§ Information supplied
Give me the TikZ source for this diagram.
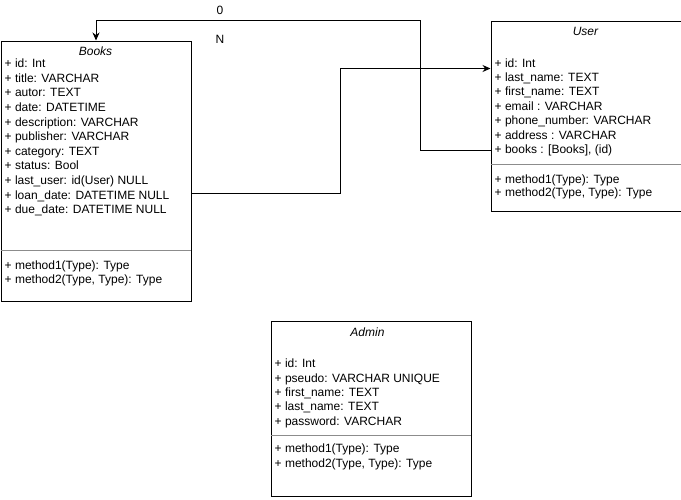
\documentclass[tikz,border=0pt]{standalone}
\usepackage{fontspec}
\setmainfont{Liberation Sans}
\usetikzlibrary{arrows.meta}
\begin{document}
\begin{tikzpicture}[x=1pt,y=-1pt,
  box/.style={draw=black,line width=1pt,anchor=north west,inner sep=0pt,fill=white},
  sep/.style={draw=black!45,line width=1pt},
  row/.style={anchor=base west,inner sep=0pt,font=\fontsize{12}{14}\selectfont},
  ttl/.style={anchor=base,inner sep=0pt,font=\fontsize{12}{14}\selectfont\itshape},
  lbl/.style={anchor=base,inner sep=0pt,font=\fontsize{12}{14}\selectfont},
  conn/.style={draw=black,line width=1pt},
  tip/.style={-{Stealth[length=8pt,width=7pt]}}]
\useasboundingbox (0,0) rectangle (681,499);
% Books
\node[box,minimum width=190pt,minimum height=260pt] (books) at (0.5,40.5) {};
\draw[sep] (0.5,250.7) -- (190.5,250.7);
\node[ttl] (bt) at (95.5,55.9) {Books};
\foreach \t [count=\i from 0] in {{+ id: Int},{+ title: VARCHAR},{+ autor: TEXT},{+ date: DATETIME},{+ description: VARCHAR},{+ publisher: VARCHAR},{+ category: TEXT},{+ status: Bool},{+ last\_user: id(User) NULL},{+ loan\_date: DATETIME NULL},{+ due\_date: DATETIME NULL}}
  \node[row] (b\i) at (4.5,67.6+14.6*\i) {\t};
\node[row] (bm1) at (4.5,269.3) {+ method1(Type): Type};
\node[row] (bm2) at (4.5,283.6) {+ method2(Type, Type): Type};
% User
\node[box,minimum width=190pt,minimum height=190pt] (user) at (490.5,20.5) {};
\draw[sep] (490.5,164) -- (680.5,164);
\node[ttl] (ut) at (585.5,35.3) {User};
\foreach \t [count=\i from 0] in {{+ id: Int},{+ last\_name: TEXT},{+ first\_name: TEXT},{+ email : VARCHAR},{+ phone\_number: VARCHAR},{+ address : VARCHAR},{+ books : [Books], (id)}}
  \node[row] (u\i) at (494.5,67+14.43*\i) {\t};
\node[row] (um1) at (494.5,183.3) {+ method1(Type): Type};
\node[row] (um2) at (494.5,196.6) {+ method2(Type, Type): Type};
% Admin
\node[box,minimum width=200pt,minimum height=175pt] (admin) at (270.5,320.5) {};
\draw[sep] (270.5,435.7) -- (470.5,435.7);
\node[ttl] (at) at (367.5,336) {Admin};
\foreach \t [count=\i from 0] in {{+ id: Int},{+ pseudo: VARCHAR UNIQUE},{+ first\_name: TEXT},{+ last\_name: TEXT},{+ password: VARCHAR}}
  \node[row] (a\i) at (274.5,367.6+14.4*\i) {\t};
\node[row] (am1) at (274.5,452.6) {+ method1(Type): Type};
\node[row] (am2) at (274.5,467.6) {+ method2(Type, Type): Type};
% connectors
\coordinate (k1) at (340.5,193.8);
\coordinate (k2) at (340.5,68.5);
\draw[conn,tip] (books.east |- k1) -- (k1) -- (k2) -- (user.west |- k2);
\coordinate (m1) at (420.5,150.7);
\coordinate (m2) at (420.5,20.7);
\coordinate (m3) at (96,20.7);
\draw[conn,tip] (user.west |- m1) -- (m1) -- (m2) -- (m3) -- (books.north -| m3);
\node[lbl] (l0) at (220,14.3) {0};
\node[lbl] (lN) at (220,43.6) {N};
\end{tikzpicture}
\end{document}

§ Your instructions
All of the material above should be reproduced exactly, except the pictures.

§ Expected answer
Give me the TikZ source for this diagram.
\documentclass[tikz,border=0pt]{standalone}
\usepackage{fontspec}
\setmainfont{Liberation Sans}
\usetikzlibrary{arrows.meta}
\begin{document}
\begin{tikzpicture}[x=1pt,y=-1pt,
  box/.style={draw=black,line width=1pt,anchor=north west,inner sep=0pt,fill=white},
  sep/.style={draw=black!45,line width=1pt},
  row/.style={anchor=base west,inner sep=0pt,font=\fontsize{12}{14}\selectfont},
  ttl/.style={anchor=base,inner sep=0pt,font=\fontsize{12}{14}\selectfont\itshape},
  lbl/.style={anchor=base,inner sep=0pt,font=\fontsize{12}{14}\selectfont},
  conn/.style={draw=black,line width=1pt},
  tip/.style={-{Stealth[length=8pt,width=7pt]}}]
\useasboundingbox (0,0) rectangle (681,499);
% Books
\node[box,minimum width=190pt,minimum height=260pt] (books) at (0.5,40.5) {};
\draw[sep] (0.5,250.7) -- (190.5,250.7);
\node[ttl] (bt) at (95.5,55.9) {Books};
\foreach \t [count=\i from 0] in {{+ id: Int},{+ title: VARCHAR},{+ autor: TEXT},{+ date: DATETIME},{+ description: VARCHAR},{+ publisher: VARCHAR},{+ category: TEXT},{+ status: Bool},{+ last\_user: id(User) NULL},{+ loan\_date: DATETIME NULL},{+ due\_date: DATETIME NULL}}
  \node[row] (b\i) at (4.5,67.6+14.6*\i) {\t};
\node[row] (bm1) at (4.5,269.3) {+ method1(Type): Type};
\node[row] (bm2) at (4.5,283.6) {+ method2(Type, Type): Type};
% User
\node[box,minimum width=190pt,minimum height=190pt] (user) at (490.5,20.5) {};
\draw[sep] (490.5,164) -- (680.5,164);
\node[ttl] (ut) at (585.5,35.3) {User};
\foreach \t [count=\i from 0] in {{+ id: Int},{+ last\_name: TEXT},{+ first\_name: TEXT},{+ email : VARCHAR},{+ phone\_number: VARCHAR},{+ address : VARCHAR},{+ books : [Books], (id)}}
  \node[row] (u\i) at (494.5,67+14.43*\i) {\t};
\node[row] (um1) at (494.5,183.3) {+ method1(Type): Type};
\node[row] (um2) at (494.5,196.6) {+ method2(Type, Type): Type};
% Admin
\node[box,minimum width=200pt,minimum height=175pt] (admin) at (270.5,320.5) {};
\draw[sep] (270.5,435.7) -- (470.5,435.7);
\node[ttl] (at) at (367.5,336) {Admin};
\foreach \t [count=\i from 0] in {{+ id: Int},{+ pseudo: VARCHAR UNIQUE},{+ first\_name: TEXT},{+ last\_name: TEXT},{+ password: VARCHAR}}
  \node[row] (a\i) at (274.5,367.6+14.4*\i) {\t};
\node[row] (am1) at (274.5,452.6) {+ method1(Type): Type};
\node[row] (am2) at (274.5,467.6) {+ method2(Type, Type): Type};
% connectors
\coordinate (k1) at (340.5,193.8);
\coordinate (k2) at (340.5,68.5);
\draw[conn,tip] (books.east |- k1) -- (k1) -- (k2) -- (user.west |- k2);
\coordinate (m1) at (420.5,150.7);
\coordinate (m2) at (420.5,20.7);
\coordinate (m3) at (96,20.7);
\draw[conn,tip] (user.west |- m1) -- (m1) -- (m2) -- (m3) -- (books.north -| m3);
\node[lbl] (l0) at (220,14.3) {0};
\node[lbl] (lN) at (220,43.6) {N};
\end{tikzpicture}
\end{document}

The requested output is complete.